#### [Stored records]

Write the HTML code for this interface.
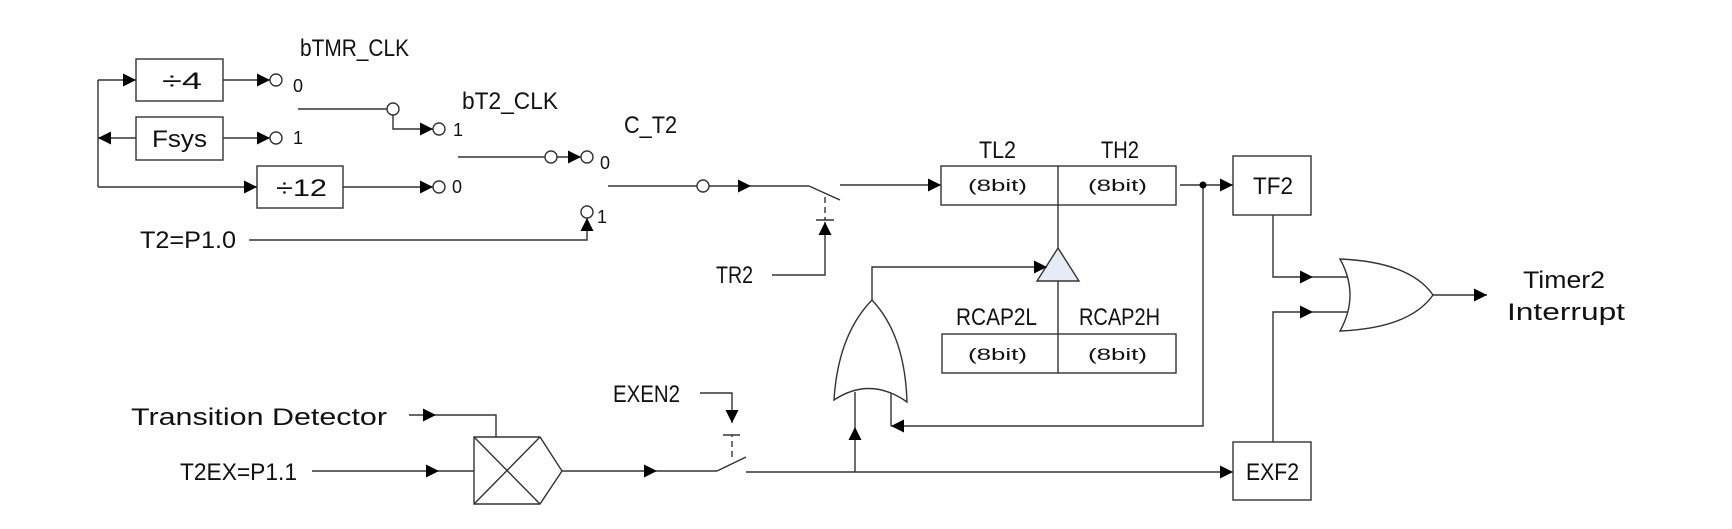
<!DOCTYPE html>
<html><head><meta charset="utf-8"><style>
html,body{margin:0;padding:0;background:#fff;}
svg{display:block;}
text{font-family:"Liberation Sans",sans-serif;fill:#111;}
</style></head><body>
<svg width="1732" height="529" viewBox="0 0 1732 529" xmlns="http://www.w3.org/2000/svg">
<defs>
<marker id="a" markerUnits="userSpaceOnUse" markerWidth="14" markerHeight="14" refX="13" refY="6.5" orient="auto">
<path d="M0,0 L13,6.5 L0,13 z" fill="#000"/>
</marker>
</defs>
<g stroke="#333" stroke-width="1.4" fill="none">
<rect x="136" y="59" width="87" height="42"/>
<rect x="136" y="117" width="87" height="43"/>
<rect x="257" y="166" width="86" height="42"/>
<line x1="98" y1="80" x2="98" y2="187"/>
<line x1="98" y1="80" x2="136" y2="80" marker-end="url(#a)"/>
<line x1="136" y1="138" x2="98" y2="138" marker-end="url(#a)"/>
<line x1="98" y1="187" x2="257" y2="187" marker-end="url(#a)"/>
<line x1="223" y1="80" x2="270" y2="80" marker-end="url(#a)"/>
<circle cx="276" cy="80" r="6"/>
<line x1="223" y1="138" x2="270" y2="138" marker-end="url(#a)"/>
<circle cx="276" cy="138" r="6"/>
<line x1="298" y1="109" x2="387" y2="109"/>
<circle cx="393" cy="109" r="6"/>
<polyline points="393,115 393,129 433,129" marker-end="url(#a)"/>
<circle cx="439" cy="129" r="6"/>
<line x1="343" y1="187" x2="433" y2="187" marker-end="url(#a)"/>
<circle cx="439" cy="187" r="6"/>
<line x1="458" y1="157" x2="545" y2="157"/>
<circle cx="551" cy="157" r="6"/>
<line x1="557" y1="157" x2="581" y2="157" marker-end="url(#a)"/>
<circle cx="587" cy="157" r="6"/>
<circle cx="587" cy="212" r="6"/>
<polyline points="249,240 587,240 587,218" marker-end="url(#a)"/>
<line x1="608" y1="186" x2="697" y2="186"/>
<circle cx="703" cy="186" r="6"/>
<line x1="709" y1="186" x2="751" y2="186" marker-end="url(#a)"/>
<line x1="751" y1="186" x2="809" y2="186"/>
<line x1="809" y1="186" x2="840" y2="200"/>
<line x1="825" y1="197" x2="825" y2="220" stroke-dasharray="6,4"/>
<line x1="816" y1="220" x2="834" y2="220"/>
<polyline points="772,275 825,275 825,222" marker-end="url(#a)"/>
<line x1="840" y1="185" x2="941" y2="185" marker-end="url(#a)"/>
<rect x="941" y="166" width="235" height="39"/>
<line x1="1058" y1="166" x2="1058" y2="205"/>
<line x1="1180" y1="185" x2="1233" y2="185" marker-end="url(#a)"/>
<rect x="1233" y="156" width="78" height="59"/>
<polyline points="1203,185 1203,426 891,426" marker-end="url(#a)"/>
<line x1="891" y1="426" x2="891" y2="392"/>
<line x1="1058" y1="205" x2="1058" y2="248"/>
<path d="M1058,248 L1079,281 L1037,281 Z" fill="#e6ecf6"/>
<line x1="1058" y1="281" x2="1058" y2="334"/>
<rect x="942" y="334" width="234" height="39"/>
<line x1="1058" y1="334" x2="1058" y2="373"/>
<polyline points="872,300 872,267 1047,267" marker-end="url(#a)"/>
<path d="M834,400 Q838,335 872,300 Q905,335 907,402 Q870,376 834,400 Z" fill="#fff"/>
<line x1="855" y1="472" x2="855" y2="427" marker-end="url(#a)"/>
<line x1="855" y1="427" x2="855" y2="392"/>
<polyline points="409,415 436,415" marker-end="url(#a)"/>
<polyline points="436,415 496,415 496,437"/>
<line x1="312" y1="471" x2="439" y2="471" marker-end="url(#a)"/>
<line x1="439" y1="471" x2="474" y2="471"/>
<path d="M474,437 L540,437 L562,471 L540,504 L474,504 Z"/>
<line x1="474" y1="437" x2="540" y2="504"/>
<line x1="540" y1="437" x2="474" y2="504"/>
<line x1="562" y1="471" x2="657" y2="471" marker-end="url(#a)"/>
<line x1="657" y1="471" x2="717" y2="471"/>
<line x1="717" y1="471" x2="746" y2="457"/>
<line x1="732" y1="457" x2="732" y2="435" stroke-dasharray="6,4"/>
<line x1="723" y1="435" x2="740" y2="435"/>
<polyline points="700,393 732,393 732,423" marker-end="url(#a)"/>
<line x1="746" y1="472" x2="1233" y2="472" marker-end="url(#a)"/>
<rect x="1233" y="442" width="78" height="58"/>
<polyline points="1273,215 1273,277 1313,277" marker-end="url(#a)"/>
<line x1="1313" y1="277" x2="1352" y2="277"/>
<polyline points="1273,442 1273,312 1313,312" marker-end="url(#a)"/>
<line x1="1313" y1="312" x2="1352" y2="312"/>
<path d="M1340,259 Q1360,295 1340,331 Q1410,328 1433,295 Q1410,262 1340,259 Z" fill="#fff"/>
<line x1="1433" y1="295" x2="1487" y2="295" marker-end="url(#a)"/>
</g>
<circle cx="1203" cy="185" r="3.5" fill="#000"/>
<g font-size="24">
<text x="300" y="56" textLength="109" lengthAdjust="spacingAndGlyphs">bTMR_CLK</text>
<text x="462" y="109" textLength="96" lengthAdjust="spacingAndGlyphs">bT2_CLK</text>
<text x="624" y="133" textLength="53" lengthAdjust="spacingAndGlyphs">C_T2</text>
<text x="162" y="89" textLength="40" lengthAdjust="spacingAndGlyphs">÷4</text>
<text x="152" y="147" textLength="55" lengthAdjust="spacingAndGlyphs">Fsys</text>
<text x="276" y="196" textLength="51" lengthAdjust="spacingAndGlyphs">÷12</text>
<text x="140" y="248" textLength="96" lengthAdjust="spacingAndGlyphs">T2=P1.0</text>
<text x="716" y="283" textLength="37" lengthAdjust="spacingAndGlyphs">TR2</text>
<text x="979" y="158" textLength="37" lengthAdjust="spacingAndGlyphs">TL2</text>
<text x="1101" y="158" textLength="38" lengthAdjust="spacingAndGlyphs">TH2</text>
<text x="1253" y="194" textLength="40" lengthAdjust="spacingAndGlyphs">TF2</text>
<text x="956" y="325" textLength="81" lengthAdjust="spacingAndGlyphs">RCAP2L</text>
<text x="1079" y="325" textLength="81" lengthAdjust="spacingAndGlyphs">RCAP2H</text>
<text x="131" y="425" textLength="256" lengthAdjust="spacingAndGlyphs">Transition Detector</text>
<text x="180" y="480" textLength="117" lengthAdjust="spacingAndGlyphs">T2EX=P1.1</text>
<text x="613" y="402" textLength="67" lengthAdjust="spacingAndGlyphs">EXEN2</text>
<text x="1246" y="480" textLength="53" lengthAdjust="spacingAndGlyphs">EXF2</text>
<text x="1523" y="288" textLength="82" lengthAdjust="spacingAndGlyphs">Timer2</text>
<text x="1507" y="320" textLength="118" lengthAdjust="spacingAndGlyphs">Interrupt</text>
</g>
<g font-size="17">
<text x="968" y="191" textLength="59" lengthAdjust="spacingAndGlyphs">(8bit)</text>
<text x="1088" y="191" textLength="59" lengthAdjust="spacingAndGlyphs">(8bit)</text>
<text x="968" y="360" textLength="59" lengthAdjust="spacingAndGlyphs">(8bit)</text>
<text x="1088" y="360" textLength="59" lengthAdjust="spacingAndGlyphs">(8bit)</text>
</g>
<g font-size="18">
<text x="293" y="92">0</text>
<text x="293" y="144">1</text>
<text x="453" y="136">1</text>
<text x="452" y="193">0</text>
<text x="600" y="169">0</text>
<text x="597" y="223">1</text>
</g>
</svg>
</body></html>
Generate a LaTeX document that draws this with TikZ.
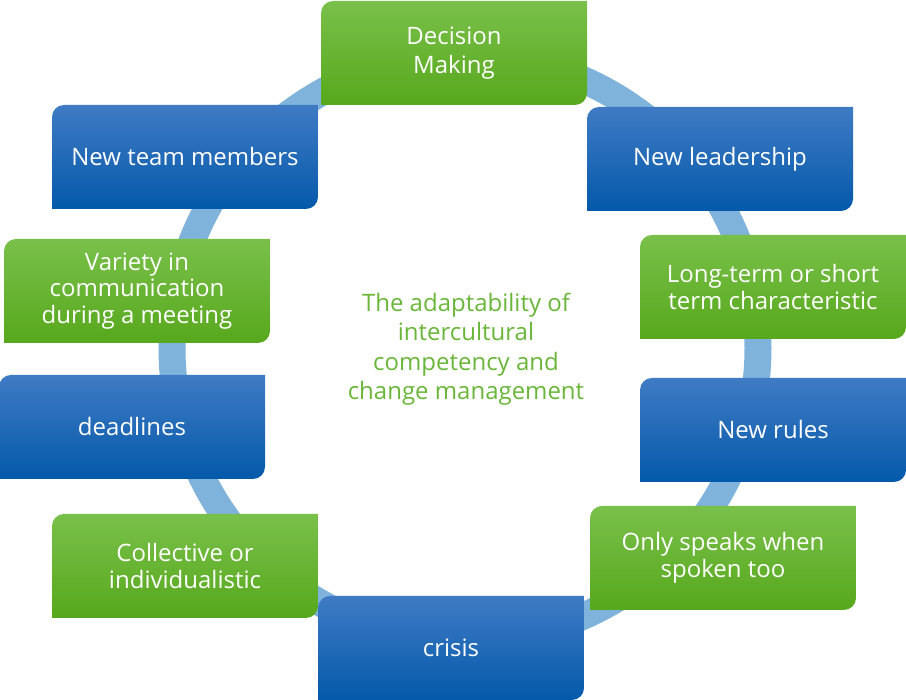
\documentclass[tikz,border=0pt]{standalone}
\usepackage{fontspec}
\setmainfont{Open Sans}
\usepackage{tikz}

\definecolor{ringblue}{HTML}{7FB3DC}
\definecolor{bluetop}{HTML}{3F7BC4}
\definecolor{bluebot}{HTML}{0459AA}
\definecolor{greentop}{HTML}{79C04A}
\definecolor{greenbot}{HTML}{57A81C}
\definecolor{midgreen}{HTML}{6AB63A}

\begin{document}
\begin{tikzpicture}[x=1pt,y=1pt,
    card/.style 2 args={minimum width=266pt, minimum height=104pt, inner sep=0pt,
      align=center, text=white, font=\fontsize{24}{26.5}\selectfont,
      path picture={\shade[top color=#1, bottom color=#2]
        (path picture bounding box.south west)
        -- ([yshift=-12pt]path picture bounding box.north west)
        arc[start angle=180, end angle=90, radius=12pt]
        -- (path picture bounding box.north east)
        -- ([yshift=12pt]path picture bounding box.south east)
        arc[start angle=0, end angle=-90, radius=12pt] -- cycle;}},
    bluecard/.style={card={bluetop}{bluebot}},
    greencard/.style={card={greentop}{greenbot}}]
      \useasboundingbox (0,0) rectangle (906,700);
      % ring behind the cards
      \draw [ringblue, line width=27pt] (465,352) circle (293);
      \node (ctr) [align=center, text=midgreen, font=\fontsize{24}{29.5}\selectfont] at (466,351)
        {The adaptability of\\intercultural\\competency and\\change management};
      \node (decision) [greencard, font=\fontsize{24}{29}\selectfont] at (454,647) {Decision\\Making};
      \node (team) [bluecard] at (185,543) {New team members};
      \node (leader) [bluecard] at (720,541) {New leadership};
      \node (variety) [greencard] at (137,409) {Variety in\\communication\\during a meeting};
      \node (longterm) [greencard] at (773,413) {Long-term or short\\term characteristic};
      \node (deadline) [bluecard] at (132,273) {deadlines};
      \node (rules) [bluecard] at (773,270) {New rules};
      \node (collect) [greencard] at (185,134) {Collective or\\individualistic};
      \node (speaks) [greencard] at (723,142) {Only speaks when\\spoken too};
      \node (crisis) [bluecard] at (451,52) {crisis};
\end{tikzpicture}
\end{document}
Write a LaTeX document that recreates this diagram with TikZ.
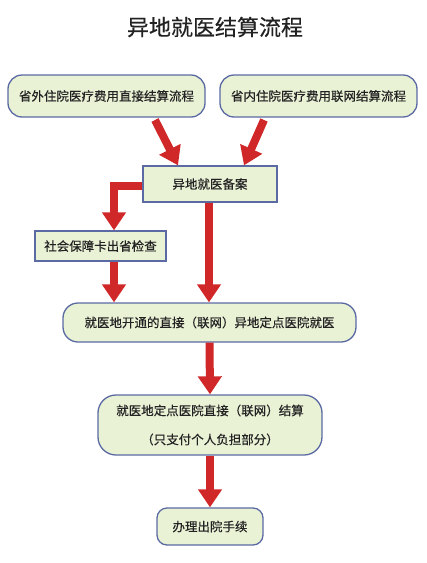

#### [What you will do]
Extract all lines that hold the word "this".

#### [Finished task]
Write the HTML code for this interface.
Generate a LaTeX document that draws this with TikZ.
Write a LaTeX document that recreates this diagram with TikZ.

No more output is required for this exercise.